When asked what 500-year-old gothic cathedrals and artificial intelligence (A.I.) technology have in common, you would think not much, right? However, the application of this new(er) tool could help explain the architecture of these historic buildings. Providing a new method for studying building design, particularly that of medieval times, A.I. looks at how the pieces work together to create a well-built structure. In addition to studying architectural giants such as Notre Dame Cathedral, the computer can also generate those structures that have since turned to ruins.
The group running the study, which is funded by the National Endowment for the Humanities, is led by Stefaan Van Liefferinge, an assistant professor of medieval art and architecture in the Lamar Dodd School of Art at the University of Georgia, as well as Don Potter and Michael Covington, two professors from the university’s Institute for Artificial Intelligence. Van Liefferinge says, “The aim of our project is to develop an ontology or knowledge representation for architectural history that will make it possible for us to apply methods from artificial intelligence to historic descriptions of architecture,” basically meaning computerizing the structures in order to study them in a modern context and, thus, creating relationships between many different medieval buildings.
The group hopes that the research will help students learn about different architectural styles in addition to creating software that simulates parts of or entire buildings that are now lost.
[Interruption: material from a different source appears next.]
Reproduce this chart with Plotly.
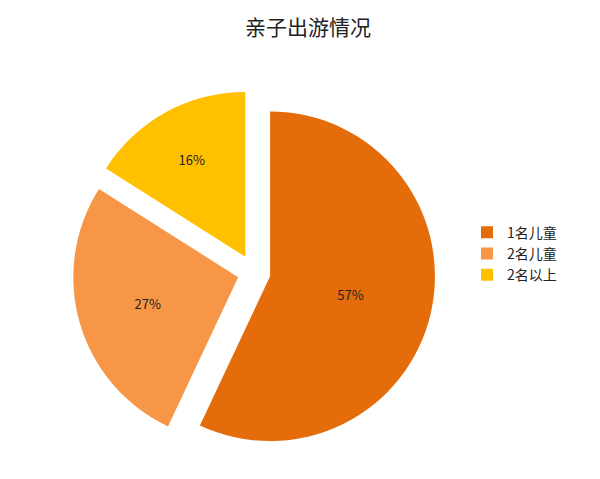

Starting with a simple part of a building, like a window and its surrounding supports, the research will expand to the cathedral as a whole when more information is added to the system. The application of A.I. to architecture is new, and the group recognizes its potential to investigate much simpler building structures too, such as bungalows. According to the article, “the long histories of cathedrals, though, make them perfect as a test case for this intersection of science and art.”
This makes for an exciting future in art and technology. It could lead to the study of older paintings, tapestries and more, all the while closing the daunting time-gap between then and now.